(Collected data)
(begin)

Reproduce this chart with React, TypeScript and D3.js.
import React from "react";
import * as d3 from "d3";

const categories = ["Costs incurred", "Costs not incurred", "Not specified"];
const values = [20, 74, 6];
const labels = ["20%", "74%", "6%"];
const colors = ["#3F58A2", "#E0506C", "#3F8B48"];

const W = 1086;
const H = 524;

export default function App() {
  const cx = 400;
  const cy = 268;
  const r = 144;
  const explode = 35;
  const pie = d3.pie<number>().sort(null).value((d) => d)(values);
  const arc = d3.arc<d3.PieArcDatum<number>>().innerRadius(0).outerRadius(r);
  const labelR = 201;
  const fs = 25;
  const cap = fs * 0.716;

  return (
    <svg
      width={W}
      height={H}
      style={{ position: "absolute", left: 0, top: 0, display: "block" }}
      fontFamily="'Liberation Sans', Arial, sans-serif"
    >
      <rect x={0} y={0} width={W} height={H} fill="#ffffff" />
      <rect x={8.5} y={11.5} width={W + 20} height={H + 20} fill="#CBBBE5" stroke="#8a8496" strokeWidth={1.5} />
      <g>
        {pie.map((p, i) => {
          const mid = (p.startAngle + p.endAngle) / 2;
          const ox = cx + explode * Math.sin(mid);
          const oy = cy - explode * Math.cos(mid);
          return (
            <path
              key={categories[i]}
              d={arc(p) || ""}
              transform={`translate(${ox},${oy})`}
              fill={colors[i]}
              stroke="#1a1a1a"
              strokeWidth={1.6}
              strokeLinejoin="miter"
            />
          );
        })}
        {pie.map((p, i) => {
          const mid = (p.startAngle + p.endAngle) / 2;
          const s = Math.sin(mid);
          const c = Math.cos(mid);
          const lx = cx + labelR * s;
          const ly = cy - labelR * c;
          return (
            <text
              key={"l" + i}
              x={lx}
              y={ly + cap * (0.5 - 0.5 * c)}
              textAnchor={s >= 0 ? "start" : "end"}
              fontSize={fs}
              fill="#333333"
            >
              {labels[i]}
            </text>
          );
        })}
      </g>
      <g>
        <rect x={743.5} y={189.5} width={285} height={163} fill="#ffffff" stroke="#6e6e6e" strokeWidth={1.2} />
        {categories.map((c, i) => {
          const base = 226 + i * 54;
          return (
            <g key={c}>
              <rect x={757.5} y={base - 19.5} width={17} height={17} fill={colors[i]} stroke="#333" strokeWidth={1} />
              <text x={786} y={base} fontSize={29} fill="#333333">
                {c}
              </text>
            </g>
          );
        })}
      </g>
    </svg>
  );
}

(end)
(begin)

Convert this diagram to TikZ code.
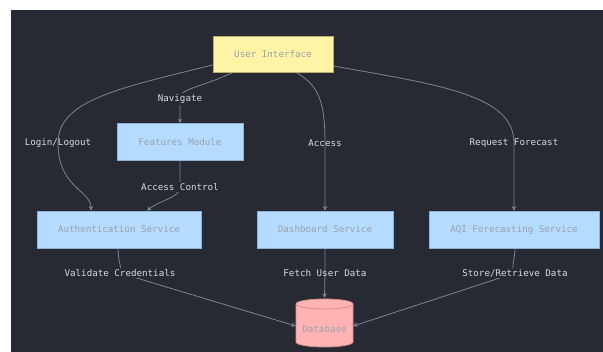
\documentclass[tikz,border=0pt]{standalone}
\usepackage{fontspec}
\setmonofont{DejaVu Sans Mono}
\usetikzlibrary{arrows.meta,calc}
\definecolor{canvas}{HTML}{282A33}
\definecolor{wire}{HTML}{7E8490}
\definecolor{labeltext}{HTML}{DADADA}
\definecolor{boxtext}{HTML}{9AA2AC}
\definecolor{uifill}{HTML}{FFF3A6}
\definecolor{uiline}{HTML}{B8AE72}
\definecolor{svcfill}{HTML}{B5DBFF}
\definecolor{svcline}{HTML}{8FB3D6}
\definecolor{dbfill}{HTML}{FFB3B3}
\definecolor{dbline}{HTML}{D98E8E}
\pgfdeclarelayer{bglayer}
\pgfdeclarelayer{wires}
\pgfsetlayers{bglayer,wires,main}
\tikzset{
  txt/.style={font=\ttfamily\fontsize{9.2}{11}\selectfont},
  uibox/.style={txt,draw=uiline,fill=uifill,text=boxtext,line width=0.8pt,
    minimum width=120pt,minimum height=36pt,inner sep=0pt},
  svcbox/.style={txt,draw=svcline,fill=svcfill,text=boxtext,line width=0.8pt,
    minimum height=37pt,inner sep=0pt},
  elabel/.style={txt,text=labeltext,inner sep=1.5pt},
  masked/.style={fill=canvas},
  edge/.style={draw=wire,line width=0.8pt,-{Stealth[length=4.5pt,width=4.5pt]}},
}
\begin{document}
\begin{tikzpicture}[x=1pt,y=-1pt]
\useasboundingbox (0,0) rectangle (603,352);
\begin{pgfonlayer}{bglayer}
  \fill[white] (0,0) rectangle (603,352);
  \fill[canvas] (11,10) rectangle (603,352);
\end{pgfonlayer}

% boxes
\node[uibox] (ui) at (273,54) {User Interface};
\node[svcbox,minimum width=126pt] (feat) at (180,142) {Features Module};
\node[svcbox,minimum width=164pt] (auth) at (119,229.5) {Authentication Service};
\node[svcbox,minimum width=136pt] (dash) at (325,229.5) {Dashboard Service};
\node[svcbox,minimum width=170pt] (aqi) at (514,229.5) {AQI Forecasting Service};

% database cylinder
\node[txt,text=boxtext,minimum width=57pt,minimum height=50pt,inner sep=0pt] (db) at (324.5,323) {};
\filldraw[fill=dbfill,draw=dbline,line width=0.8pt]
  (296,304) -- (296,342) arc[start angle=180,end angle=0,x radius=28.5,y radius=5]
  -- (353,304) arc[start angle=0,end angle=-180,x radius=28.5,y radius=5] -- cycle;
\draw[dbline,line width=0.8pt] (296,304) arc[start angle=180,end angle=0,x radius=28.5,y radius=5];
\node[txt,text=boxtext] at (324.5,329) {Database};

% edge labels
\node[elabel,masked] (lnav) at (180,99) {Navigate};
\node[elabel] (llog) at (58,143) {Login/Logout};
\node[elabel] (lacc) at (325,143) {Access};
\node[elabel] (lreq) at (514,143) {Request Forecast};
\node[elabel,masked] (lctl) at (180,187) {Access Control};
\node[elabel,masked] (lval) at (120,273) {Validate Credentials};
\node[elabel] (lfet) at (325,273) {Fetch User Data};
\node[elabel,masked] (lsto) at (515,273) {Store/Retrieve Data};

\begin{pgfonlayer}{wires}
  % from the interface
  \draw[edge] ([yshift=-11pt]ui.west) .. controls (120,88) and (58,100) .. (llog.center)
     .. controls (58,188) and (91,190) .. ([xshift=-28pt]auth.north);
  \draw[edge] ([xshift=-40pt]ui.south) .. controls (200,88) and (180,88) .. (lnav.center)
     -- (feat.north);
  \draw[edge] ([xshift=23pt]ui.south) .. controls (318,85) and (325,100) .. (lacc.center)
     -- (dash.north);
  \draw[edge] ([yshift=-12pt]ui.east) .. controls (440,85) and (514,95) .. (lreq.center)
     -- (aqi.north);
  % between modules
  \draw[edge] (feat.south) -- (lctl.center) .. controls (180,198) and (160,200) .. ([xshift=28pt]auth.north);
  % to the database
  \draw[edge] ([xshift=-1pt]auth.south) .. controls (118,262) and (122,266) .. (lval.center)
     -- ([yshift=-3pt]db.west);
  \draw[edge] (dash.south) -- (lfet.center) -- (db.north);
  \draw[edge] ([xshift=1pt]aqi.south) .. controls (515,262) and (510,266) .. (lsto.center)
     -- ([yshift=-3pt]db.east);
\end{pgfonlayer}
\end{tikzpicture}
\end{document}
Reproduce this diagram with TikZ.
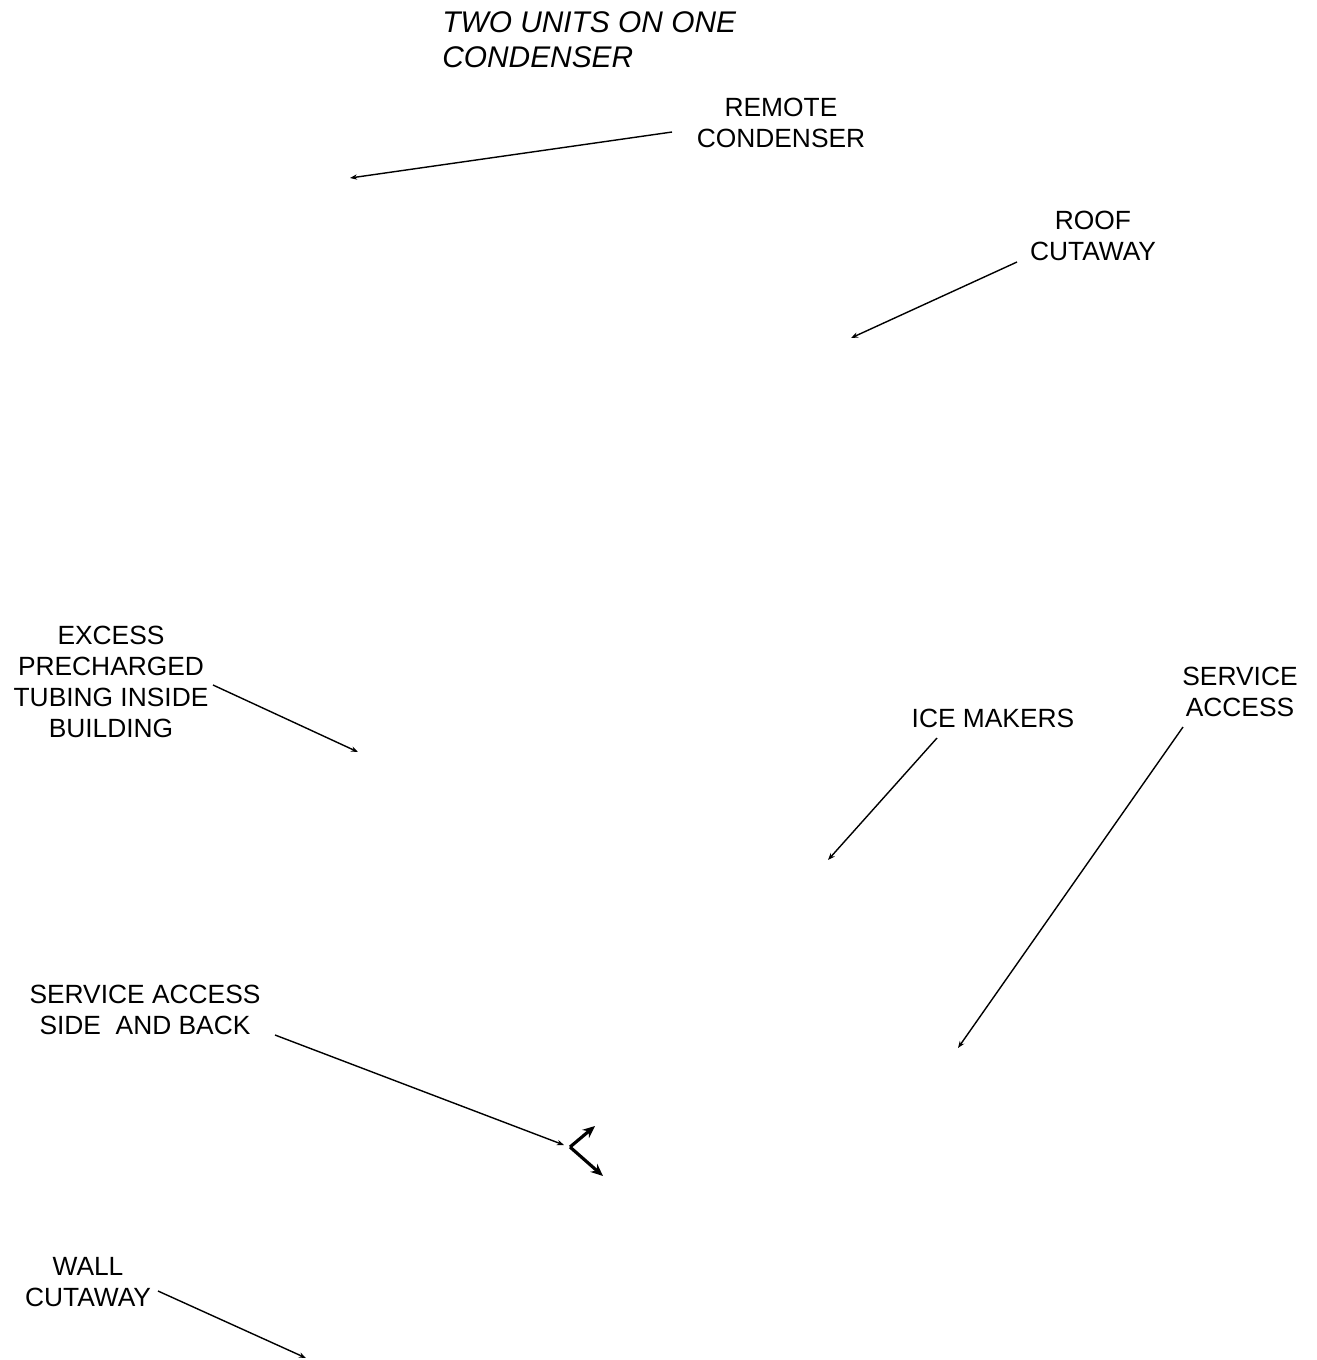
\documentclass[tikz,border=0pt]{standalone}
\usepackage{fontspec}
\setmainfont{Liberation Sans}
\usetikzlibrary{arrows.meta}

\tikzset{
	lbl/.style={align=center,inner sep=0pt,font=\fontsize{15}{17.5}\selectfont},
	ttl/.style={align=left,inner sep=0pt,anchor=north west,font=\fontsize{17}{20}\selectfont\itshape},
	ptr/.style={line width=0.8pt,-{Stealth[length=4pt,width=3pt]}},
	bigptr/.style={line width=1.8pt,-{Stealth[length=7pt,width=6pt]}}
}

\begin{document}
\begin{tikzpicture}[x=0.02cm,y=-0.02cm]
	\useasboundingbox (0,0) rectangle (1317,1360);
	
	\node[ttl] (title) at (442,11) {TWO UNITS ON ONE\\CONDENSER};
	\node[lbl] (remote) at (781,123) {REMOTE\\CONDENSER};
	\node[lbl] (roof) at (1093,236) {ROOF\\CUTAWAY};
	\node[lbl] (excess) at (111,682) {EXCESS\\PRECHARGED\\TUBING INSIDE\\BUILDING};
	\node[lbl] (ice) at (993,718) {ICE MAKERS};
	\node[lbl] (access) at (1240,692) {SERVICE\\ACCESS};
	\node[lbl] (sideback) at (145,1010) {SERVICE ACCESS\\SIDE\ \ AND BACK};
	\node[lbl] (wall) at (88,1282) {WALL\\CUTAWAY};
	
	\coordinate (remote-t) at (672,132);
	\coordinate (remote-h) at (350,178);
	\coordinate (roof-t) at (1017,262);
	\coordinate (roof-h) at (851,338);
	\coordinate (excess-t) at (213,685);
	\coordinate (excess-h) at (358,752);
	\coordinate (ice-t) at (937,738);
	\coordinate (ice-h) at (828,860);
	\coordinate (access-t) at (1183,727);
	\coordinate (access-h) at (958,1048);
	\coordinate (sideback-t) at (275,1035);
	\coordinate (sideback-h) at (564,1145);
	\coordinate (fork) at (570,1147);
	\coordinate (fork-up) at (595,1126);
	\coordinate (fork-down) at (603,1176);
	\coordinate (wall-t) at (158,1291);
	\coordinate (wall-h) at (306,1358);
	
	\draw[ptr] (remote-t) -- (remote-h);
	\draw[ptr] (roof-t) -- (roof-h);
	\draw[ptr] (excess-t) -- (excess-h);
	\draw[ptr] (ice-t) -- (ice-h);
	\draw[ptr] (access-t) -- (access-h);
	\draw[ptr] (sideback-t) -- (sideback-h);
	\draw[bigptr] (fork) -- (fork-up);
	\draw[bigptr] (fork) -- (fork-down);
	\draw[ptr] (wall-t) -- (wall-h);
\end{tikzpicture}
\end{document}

(end)

- _TASK DESCRIPTION_: Locate the word "React" in the records and collect each line it appears in.

- _RESULT OF THIS EXERCISE_:
Reproduce this chart with React, TypeScript and D3.js.
import React from "react";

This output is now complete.